Nevertheless, it is remarkable that Tommy Smith was only sixteen years old when these tracks were recorded. It is remarkable because naturally, environment, opportunity and conditioning have meant that most jazz prodigies are American. Tommy is Scottish. So, what is the listener to make of the youthful prodigy? For my part, I would turn around the old cynical remark and say that it is not remarkable that it is done but that it is done so well. Tommy, in just three years of playing, has broken through all those barriers which so hinder the progress of other young players. He clearly has his heroes: echoes of John Coltrane (who died just three months after Tommy was born) sound through many of the tracks here. Yet Tommy has not been overawed by the great figures, neither does he resort to the twin devils of youth: too many notes at too fast a tempo. He has achieved a relaxed, measured approach to his improvisation, which few mature players have and many struggle throughout their lives to achieve.

Tommy began his musical education at the age of nine ( already late by the standards of Western establishment music). At school, he played recorder and trumpet but admits that he preferred art to music. So did Edward Kennedy Ellington. Tommy took up the tenor because he liked the shape. From his progress over the last four years since making that choice, I would hazard that Tommy Smith is as natural a player of the tenor sax as was Louis of the cornet.
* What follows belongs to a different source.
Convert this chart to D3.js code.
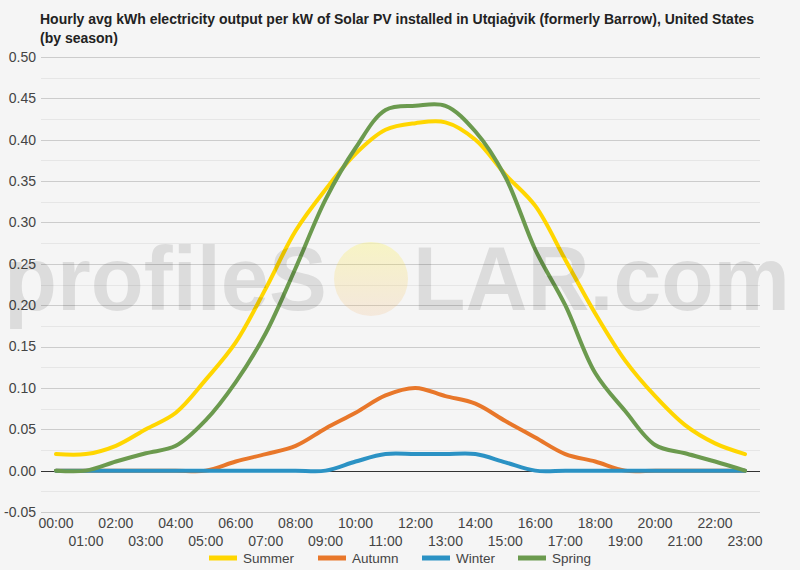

That huge claim is substantiated in this, his first album, Tommy’s tone, the basis of all progress on any instrument, is already that of a man many years his senior. In the ballad version of ”Carolina in the Morning,” that tone is warm, round and intimate – a close friend whispering of happy memories. In
”Stephanie” it is harder, almost swaggering. It may yet fall short of the majesty of Coltrane, but it is almost as compelling. Comparisons, in the old cliche, are certainly odious, but I am continually reminded of another great British saxophonist when I listen to Tommy, and if Tubby Hayes was still with us, I bet they would make great tenor battles!

Looking to the other end of the age scale, we find Armstrong fighting back to play at the age of seventy, the great Benny Waters cheerfully setting off for yet “‘ another round of one-night stands at over sixty.
Art Blakey and Buddy Rich prove that energetic drumming is the best recipe for longevity, while the greatest of all, Eubie Blake, was playing his own delightful piano jazz until a week before his hundredth birthday.

On that reckoning, we can look forward to another eighty·­years of excellent music from Tommy Smith. Just think how you can boast in 2063 that you still have a copy of Tommy Smith’s first album.